14 de novembro de 2012 |
N° 17253
MARTHA MEDEIROS
Brasília e as distâncias
Estive em Brasília na semana
passada para um evento que me encheu de orgulho. Fui receber a medalha da Ordem
do Mérito Cultural, entregue pelas mãos da presidente Dilma Rousseff em
cerimônia realizada no Palácio do Planalto.
Aproveito para cumprimentar os
outros dois premiados do Sul nessa festa que teve como principal homenageado
Luiz Gonzaga: a professora e doutora em Educação Cleodes Ribeiro, que reside em
Caxias, e a Fundarte, de Montenegro. Compartilhamos esse momento ao lado de
Marieta Severo, Regina Casé, os irmãos Campana, Elba Ramalho, além de ilustres
póstumos como Plínio Marcos, Mazzaropi, Jorge Amado, Herivelto Martins e outros
nomes de igual estatura.
Éramos 40 representantes da
cultura brasileira, entre pessoas físicas e jurídicas, vivas e falecidas, e, se
me permitem a piada, em trânsito: Orlando Orfei, aos 90 anos, compareceu frágil
em sua cadeira de rodas, comovendo a todos que tiveram infância.
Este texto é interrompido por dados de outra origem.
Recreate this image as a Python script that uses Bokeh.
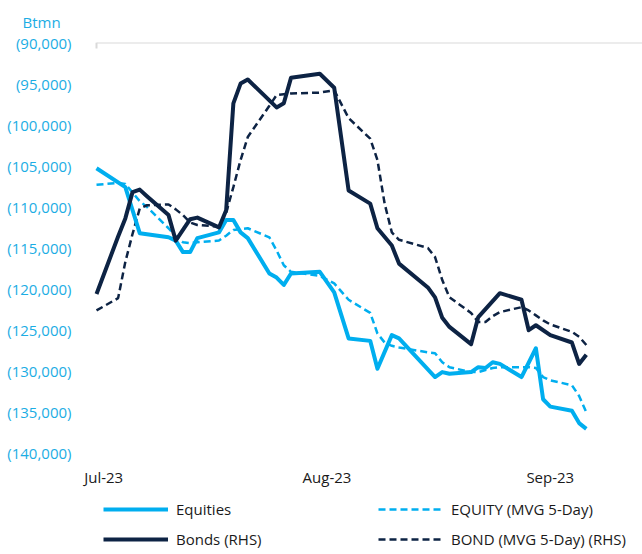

Mas, afora essa introdução
cabotina, quero falar sobre Brasília. Foi a sexta vez em que lá estive, e não
consigo mudar minha impressão: não é uma cidade, e sim uma instalação a céu
aberto com obras do magnífico Oscar Niemeyer. Não há como não ficar impactado
com seu trabalho grandioso e atemporal. De resto, a Capital Federal é uma
abstração.
Brasília é plana – e fruto de um
plano, imagino: impor distância entre o governo e o povo. A localização parece
estratégica no bom sentido (no centro do país, o que, em tese, promoveria uma
aproximação democrática com todos os Estados), mas na prática Brasília está
ilhada em meio ao cerrado, observando os brasileiros de binóculos.
Nada convida à aproximação.
Imensos terrenos separam os prédios. A cidade é dividida em setores que não se
comunicam com facilidade. Caminhar em Brasília é um desconsolo, uma travessia
solitária em meio à geometria fria e monocromática das ruas.
A cerimônia de premiação se deu
pela manhã, e no início da noite fomos convidados para um coquetel no Palácio
da Alvorada, onde a presidente, junto a alguns ministros, recebeu-nos como uma
dona de casa recebe: com alegria, afeto, descontração.
Havia quadros, tapetes, cortinas,
um lindo jardim com piscina e a presença de Chambinho do Acordeon (protagonista
do filme Gonzaga, de Pai Para Filho), que tocou xote, baião e promoveu um
arrasta-pé no meio da sala. Dançamos, cantamos. Havia calor humano ali. Havia
gente ali. Foi a única ocasião em que me senti numa cidade comum.
Vi quando alguém cumprimentou a
presidente pela sua casa e ela respondeu: “Não é minha, e sim de todos os
brasileiros”. Meu primeiro pensamento: “Hum, da próxima vez vou trazer meu
biquíni”. O segundo: “Brasília inteira deveria ser a casa de todos os
brasileiros”. O Rio é. Salvador é. Qualquer outra cidade do Brasil é.
Uma casa é onde seus moradores
interagem, onde todos são vistos, onde a proximidade desmascara as mentiras e
impõe a verdade. Uma casa é onde acontecem nossos dramas, comédias, rebeliões,
discussões, abraços. É onde a vida germina e cresce. A capital de um país
deveria estimular exatamente isso que Brasília dificulta: a convivência.